参考资料
<<从PAXOS到ZOOKEEPER分布式一致性原理与实践>>
zookeeper-3.0.0
Zookeeper概述
Zookeeper是一个分布式的,开放源码的分布式应用程序协调服务。致力于提供一个高性能、高可用,具有严格的顺序访问控制能力(写操作严格顺序)的分布式协调服务。
Zookeeper集群启动
集群启动方法与配置文件
查看目录bin下的zkServer.sh内容;
ZOOBIN=`readlink -f "$0"`
ZOOBINDIR=`dirname "$ZOOBIN"`
. $ZOOBINDIR/zkEnv.sh # 设置运行的环境变量
case $1 in
start)
echo -n "Starting zookeeper ... "
java "-Dzookeeper.log.dir=${ZOO_LOG_DIR}" "-Dzookeeper.root.logger=${ZOO_LOG4J_PROP}" \
-cp $CLASSPATH $JVMFLAGS org.apache.zookeeper.server.quorum.QuorumPeerMain $ZOOCFG & # 启动 zookeeper 启动类为 QuorumPeerMain
echo STARTED
;;
stop)
echo -n "Stopping zookeeper ... "
echo kill | nc localhost $(grep clientPort $ZOOCFG | sed -e 's/.*=//') # 杀死进程
echo STOPPED
;;
upgrade)
shift
echo "upgrading the servers to 3.*"
java "-Dzookeeper.log.dir=${ZOO_LOG_DIR}" "-Dzookeeper.root.logger=${ZOO_LOG4J_PROP}" \
-cp $CLASSPATH $JVMFLAGS org.apache.zookeeper.server.upgrade.UpgradeMain ${@}
echo "Upgrading ... "
;;
restart)
shift
$0 stop ${@}
sleep 3
$0 start ${@} # 重启就是先杀死进程 然后再启动
;;
status)
STAT=`echo stat | nc localhost $(grep clientPort $ZOOCFG | sed -e 's/.*=//') 2> /dev/null| grep Mode`
if [ "x$STAT" = "x" ]
then
echo "Error contacting service. It is probably not running." # 检查状态
else
echo $STAT
fi
;;
*)
echo "Usage: $0 {start|stop|restart|status}" >&2
esac
在中断中输入zkServer.sh start就可以启动Zookeeper集群,启动的配置文件为默认的zoo_sample.cfg,如果是集群启动,需要修改该配置文件,文件中需要加入多台集群的IP信息,并且集群启动的时候的配置文件需要相同。参考配置文件如下;
# The number of milliseconds of each tick
tickTime=2000
# The number of ticks that the initial
# synchronization phase can take
initLimit=10
# The number of ticks that can pass between
# sending a request and getting an acknowledgement
syncLimit=5
# the directory where the snapshot is stored.

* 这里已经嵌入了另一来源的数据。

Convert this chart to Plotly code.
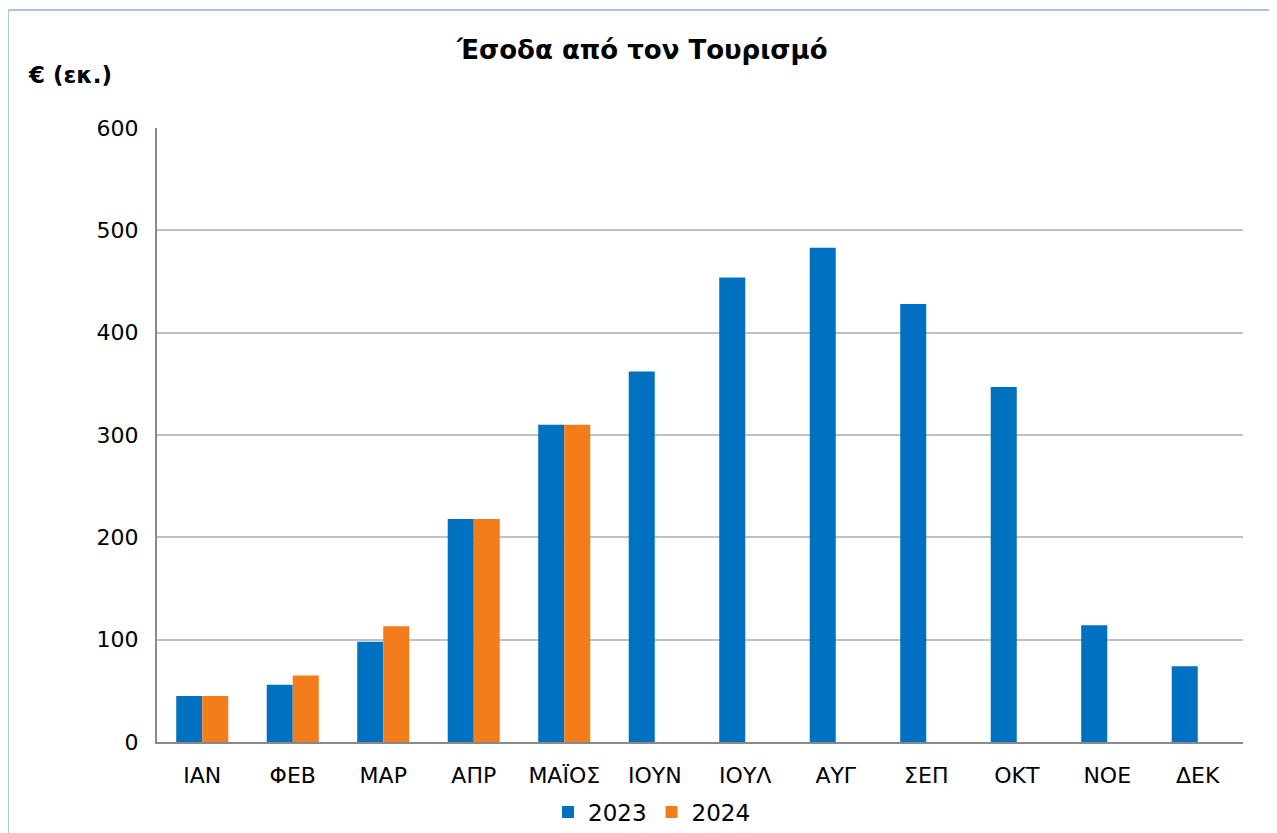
import plotly.graph_objects as go

months = ["ΙΑΝ", "ΦΕΒ", "ΜΑΡ", "ΑΠΡ", "ΜΑΪΟΣ", "ΙΟΥΝ", "ΙΟΥΛ", "ΑΥΓ", "ΣΕΠ", "ΟΚΤ", "ΝΟΕ", "ΔΕΚ"]
values_2023 = [45, 56, 98, 218, 310, 362, 454, 483, 428, 347, 114, 74]
values_2024 = [45, 65, 113, 218, 310, None, None, None, None, None, None, None]
y_ticks = [0, 100, 200, 300, 400, 500, 600]

OFF = 8  # page body margin
W, H = 1277 - OFF, 833 - OFF
L, R, T, B = 157 - OFF, 1243 - OFF, 128 - OFF, 742 - OFF


def px_x(p):
    return (p - OFF - L) / (R - L)


def px_y(p):
    return (B - (p - OFF)) / (B - T)


fig = go.Figure()
fig.add_trace(go.Bar(x=months, y=values_2023, name="2023",
                     marker=dict(color="#0070C0", line=dict(width=0))))
fig.add_trace(go.Bar(x=months, y=values_2024, name="2024",
                     marker=dict(color="#F47D1B", line=dict(width=0))))

font_family = "DejaVu Sans, Verdana, sans-serif"

fig.update_layout(
    width=W, height=H,
    margin=dict(l=L, r=W - R, t=T, b=H - B, autoexpand=False),
    plot_bgcolor="white", paper_bgcolor="white",
    barmode="group", bargap=0.425, bargroupgap=0,
    font=dict(family=font_family, size=20, color="#000000"),
    showlegend=True,
    legend=dict(orientation="h", xref="container", yref="container",
                x=(652 - OFF) / W, xanchor="center",
                y=1 - (812 - OFF) / H, yanchor="middle",
                font=dict(size=23), traceorder="normal", bgcolor="rgba(0,0,0,0)"),
    xaxis=dict(showgrid=False, showline=True, linecolor="#898989", linewidth=2,
               ticks="", tickfont=dict(size=22), ticklabelstandoff=13,
               automargin=False, fixedrange=True),
    yaxis=dict(range=[0, 600], tickvals=y_ticks, showgrid=True, gridcolor="#C0C0C0", gridwidth=2,
               showline=True, linecolor="#898989", linewidth=2, zeroline=False,
               ticks="", tickfont=dict(size=22), ticklabelstandoff=12,
               automargin=False, fixedrange=True),
    annotations=[
        dict(text="<b>Έσοδα από τον Τουρισμό</b>", xref="paper", yref="paper",
             x=px_x(642), y=px_y(50), xanchor="center", yanchor="middle", showarrow=False,
             font=dict(family=font_family, size=26)),
        dict(text="<b>€ (εκ.)</b>", xref="paper", yref="paper",
             x=px_x(26), y=px_y(75), xanchor="left", yanchor="middle", showarrow=False,
             font=dict(family=font_family, size=23)),
    ],
    shapes=[
        dict(type="line", xref="paper", yref="paper",
             x0=px_x(8), x1=px_x(1290), y0=px_y(10), y1=px_y(10),
             line=dict(color="#A9C4EB", width=2)),
        dict(type="line", xref="paper", yref="paper",
             x0=px_x(8), x1=px_x(8), y0=px_y(10), y1=px_y(850),
             line=dict(color="#A9C4EB", width=2)),
    ],
)

fig.write_html("out.html")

dataDir=/export/crawlspace/mahadev/zookeeper/server1/data
# the port at which the clients will connect
clientPort=2181
#设置集群信息
server.1=192.168.0.1:2888:3888
server.2=192.168.0.2:2888:3888
server.3=192.168.0.3:2888:3888
在启动的参数解析过程中可以依次查看各个参数的用途。
Zookeeper集群启动流程
public class QuorumPeerMain {
private static final Logger LOG = Logger.getLogger(QuorumPeerMain.class);
/**
* To start the replicated server specify the configuration file name on the
* command line.
* @param args command line
*/
public static void main(String[] args) {
if (args.length == 2) {
ZooKeeperServerMain.main(args); // 如果是参数启动则直接启动 默认为单节点启动
return;
}
QuorumPeerConfig.parse(args);
if (!QuorumPeerConfig.isStandalone()) {
runPeer(new QuorumPeer.Factory() { // 继承自QuorumPeer.Factory 并实现了其中的接口方法 create 和 createConnectionFactory
public QuorumPeer create(NIOServerCnxn.Factory cnxnFactory) throws IOException {
QuorumPeer peer = new QuorumPeer(); // 生成实例
peer.setClientPort(ServerConfig.getClientPort()); // 获取实例监听的客户端端口
peer.setTxnFactory(new FileTxnSnapLog(
new File(QuorumPeerConfig.getDataLogDir()),
new File(QuorumPeerConfig.getDataDir())));
peer.setQuorumPeers(QuorumPeerConfig.getServers()); // 设置Servers配置信息
peer.setElectionType(QuorumPeerConfig.getElectionAlg()); // 设置选举类型
peer.setMyid(QuorumPeerConfig.getServerId()); // 设置Serverid
peer.setTickTime(QuorumPeerConfig.getTickTime());
peer.setInitLimit(QuorumPeerConfig.getInitLimit());
peer.setSyncLimit(QuorumPeerConfig.getSyncLimit());
peer.setCnxnFactory(cnxnFactory); // 设置网络客户端请求处理的框架
return peer;
}
public NIOServerCnxn.Factory createConnectionFactory() throws IOException {
return new NIOServerCnxn.Factory(getClientPort()); // 找到IO复用的工厂方法
}
});
}else{
// there is only server in the quorum -- run as standalone
ZooKeeperServerMain.main(args);
}
}
public static void runPeer(QuorumPeer.Factory qpFactory) {
try {
QuorumStats.registerAsConcrete();
QuorumPeer self = qpFactory.create(qpFactory.createConnectionFactory()); // 创建实例
self.start(); // 启动线程执行
self.join(); // 阻塞直到线程退出
} catch (Exception e) {
LOG.fatal("Unexpected exception",e);
}
System.exit(2);
}
}
启动的简单逻辑流程就是,首先判断是否是集群模式启动,如果是集群模式启动,则首先调用QuorumPeerConfig解析配置参数,通过解析参数来判断是否在配置文件中是否是集群模式,如果配置中是集群模式,则调用runPeer方法,该方法主要就是接受一个QuorumPeer.Factory参数,然后调用create方法,然后就调用start方法启动线程并阻塞等待经常结束。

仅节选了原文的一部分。